Rounding issue in all.equal

Question

I am reading through The R Inferno, and have run into something I do not understand. In addition to section 8.2.23 in the Inferno, there have been some good questions on comparing floating point numbers: question1, question2.

However, I am still running into a problem using all.equal. Using the default all.equal I get the results (mostly) as I would expect.

> all.equal(2,1.99999997)
[1] "Mean relative difference: 1.5e-08"
> all.equal(2,1.99999998) #I expected FALSE here
[1] TRUE
> all.equal(2,1.99999999)
[1] TRUE

I am not sure why at 1.99999998 the function returns TRUE, but that is not as concerning as the following behavior where I specified the tolerance level:

> all.equal(2,1.98,tolerance=0.01) #Behaves as expected
[1] "Mean relative difference: 0.01"
> all.equal(2,1.981,tolerance=0.01) #Does not behave as expected
[1] TRUE

Furthermore,

> all.equal(2,1.980000000001,tolerance=0.01)
[1] TRUE 

But if we compute:

> diff(c(1.981,2))
[1] 0.019

and clearly,

> diff(c(1.981,2)) >= 0.01
[1] TRUE

So, why is all.equal unable to distinguish 2 and 1.981 with a tolerance of 0.01?

EDIT

From the documentation: Numerical comparisons for scale = NULL (the default) are done by first computing the mean absolute difference of the two numerical vectors. If this is smaller than tolerance or not finite, absolute differences are used, otherwise relative differences scaled by the mean absolute difference.
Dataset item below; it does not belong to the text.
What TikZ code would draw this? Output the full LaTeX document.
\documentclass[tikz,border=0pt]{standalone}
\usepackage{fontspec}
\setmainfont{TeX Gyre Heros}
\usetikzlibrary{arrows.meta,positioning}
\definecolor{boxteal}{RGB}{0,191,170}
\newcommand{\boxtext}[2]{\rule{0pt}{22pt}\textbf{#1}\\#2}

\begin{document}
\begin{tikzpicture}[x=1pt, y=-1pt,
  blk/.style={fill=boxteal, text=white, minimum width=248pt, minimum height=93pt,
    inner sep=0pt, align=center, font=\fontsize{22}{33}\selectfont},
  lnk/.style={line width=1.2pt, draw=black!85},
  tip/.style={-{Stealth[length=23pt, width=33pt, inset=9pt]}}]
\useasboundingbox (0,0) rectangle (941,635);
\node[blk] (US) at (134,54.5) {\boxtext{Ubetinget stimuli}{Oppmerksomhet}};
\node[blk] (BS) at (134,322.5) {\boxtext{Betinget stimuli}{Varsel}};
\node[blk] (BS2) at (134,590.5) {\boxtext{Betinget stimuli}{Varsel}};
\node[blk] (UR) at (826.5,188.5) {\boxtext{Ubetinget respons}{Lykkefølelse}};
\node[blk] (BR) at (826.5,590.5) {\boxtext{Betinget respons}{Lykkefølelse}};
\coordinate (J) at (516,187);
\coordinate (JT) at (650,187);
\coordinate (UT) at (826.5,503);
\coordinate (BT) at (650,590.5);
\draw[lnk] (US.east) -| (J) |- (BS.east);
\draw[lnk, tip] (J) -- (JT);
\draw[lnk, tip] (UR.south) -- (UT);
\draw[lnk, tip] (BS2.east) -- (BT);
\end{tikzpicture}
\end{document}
Here I do not understand the behavior. I can see that diff(1.981,2) is not finite:

> sprintf("%.25f",diff(c(1.981,2)))
[1] "0.0189999999999999058530875"

But then what does it get scaled by? When each vector is of length one, the mean absolute difference should equal the difference of the two numbers, and dividing by the mean absolute difference would give 1. Clearly, I am understanding the logic here wrong.

Answer 1

This has to do with floating point accuracy. The manual isn't entirely clear at first glance, but in your example the mean absolute difference of 2-1.981 is 0.019 which is > 0.01, the tolerance. scale is also NULL. Therefore the comparison made is the relative difference scaled by the mean absolute difference. Eh?!
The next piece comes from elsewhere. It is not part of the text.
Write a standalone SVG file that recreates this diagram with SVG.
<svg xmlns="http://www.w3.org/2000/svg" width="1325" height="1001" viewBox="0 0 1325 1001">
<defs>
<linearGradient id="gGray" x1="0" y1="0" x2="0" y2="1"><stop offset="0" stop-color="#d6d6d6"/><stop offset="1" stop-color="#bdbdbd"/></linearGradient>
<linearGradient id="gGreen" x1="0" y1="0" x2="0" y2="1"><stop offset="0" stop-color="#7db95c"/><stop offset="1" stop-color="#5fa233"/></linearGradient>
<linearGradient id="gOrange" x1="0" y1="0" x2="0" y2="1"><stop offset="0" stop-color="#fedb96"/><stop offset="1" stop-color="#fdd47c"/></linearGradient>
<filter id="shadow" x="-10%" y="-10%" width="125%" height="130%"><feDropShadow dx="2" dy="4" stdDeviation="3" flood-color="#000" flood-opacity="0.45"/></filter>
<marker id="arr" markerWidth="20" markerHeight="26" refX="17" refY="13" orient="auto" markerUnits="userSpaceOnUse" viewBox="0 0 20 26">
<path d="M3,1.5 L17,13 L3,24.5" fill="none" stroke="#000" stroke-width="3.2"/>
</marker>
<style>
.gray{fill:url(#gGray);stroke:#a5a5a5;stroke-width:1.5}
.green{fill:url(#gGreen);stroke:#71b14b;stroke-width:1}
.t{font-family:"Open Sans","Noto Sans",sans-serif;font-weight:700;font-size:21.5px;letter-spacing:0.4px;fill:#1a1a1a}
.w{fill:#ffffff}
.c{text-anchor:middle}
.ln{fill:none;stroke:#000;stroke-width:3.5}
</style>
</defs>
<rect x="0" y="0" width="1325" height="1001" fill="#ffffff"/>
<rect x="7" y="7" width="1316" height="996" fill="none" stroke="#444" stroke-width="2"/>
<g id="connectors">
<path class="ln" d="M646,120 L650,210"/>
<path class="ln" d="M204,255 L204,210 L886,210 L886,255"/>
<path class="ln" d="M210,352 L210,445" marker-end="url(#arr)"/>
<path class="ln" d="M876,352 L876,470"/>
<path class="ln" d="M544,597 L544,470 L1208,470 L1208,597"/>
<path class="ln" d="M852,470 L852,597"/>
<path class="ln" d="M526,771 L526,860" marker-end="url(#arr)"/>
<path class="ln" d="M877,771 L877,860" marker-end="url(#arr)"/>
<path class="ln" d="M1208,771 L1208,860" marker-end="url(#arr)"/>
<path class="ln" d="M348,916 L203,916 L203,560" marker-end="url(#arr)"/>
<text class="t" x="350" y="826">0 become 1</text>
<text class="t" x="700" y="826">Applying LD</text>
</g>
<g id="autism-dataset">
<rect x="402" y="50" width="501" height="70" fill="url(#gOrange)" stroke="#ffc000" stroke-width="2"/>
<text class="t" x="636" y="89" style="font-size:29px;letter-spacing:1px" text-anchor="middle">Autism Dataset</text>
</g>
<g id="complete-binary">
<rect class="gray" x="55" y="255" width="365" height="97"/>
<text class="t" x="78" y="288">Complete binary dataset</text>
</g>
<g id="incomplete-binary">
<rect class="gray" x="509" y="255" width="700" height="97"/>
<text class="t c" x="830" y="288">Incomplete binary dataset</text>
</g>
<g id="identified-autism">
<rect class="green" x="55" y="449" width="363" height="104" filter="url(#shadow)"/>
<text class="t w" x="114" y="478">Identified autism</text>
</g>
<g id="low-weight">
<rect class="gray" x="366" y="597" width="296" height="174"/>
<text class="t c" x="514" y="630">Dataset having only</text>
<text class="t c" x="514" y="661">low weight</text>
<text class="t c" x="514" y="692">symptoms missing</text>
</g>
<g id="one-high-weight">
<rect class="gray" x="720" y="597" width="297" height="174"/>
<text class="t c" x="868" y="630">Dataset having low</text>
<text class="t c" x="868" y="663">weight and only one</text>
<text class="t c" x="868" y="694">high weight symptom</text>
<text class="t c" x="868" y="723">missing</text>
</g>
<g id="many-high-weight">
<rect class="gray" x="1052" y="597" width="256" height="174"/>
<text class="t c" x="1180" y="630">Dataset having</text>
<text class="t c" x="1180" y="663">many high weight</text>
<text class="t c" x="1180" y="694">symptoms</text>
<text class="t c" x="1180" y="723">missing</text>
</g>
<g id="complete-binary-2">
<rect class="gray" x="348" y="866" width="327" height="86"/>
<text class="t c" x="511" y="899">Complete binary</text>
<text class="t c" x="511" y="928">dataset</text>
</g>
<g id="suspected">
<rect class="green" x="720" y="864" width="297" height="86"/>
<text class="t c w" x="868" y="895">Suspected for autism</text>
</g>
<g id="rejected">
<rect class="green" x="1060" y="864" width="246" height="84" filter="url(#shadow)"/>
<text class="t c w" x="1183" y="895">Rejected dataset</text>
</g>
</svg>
Using tolerance implies that you care about the magnitude of the numbers involved. Relative difference accounts for not how big the difference is (absolute terms), but how great it is, relative to the numbers being compared. Given the example in the link, the difference between 5 and 6 is more significant (I use the term loosely) than between 1,000,000,000 and 1,000,000,001.

So if the relative difference between the two numbers is less than tolerance the numbers are considered equal. For two single numbers (as in this example) the relative difference is given by:

( current - target ) / current

Which is

( 2 - 1.981 ) / 2 == 0.0095

The tolerance you specified is 0.01 therefore the numbers are considered equal because the relative difference is less than this. The difference between these numbers ± the relative difference also just happens to be the smallest representable floating point number!

identical( abs( ( 2 - 0.0095 ) - ( 1.981 + 0.0095 ) ) , .Machine$double.eps )
[1] TRUE

Now try:

all.equal( 2 , 1.981 , 0.00949999999999 )
[1] "Mean relative difference: 0.0095"

Answer 2

This happens because in this case all.equal checks relative differences. If you set scale=1, i.e. no scaling, absolute comparisons will be made and all.equal behaves as you are expecting.

For further details see the documentation on the scale parameter.

> all.equal(2,1.980000000001,tolerance=0.01)
[1] TRUE
> all.equal(2,1.980000000001,tolerance=0.01,scale=1)
[1] "Mean scaled difference: 0.02"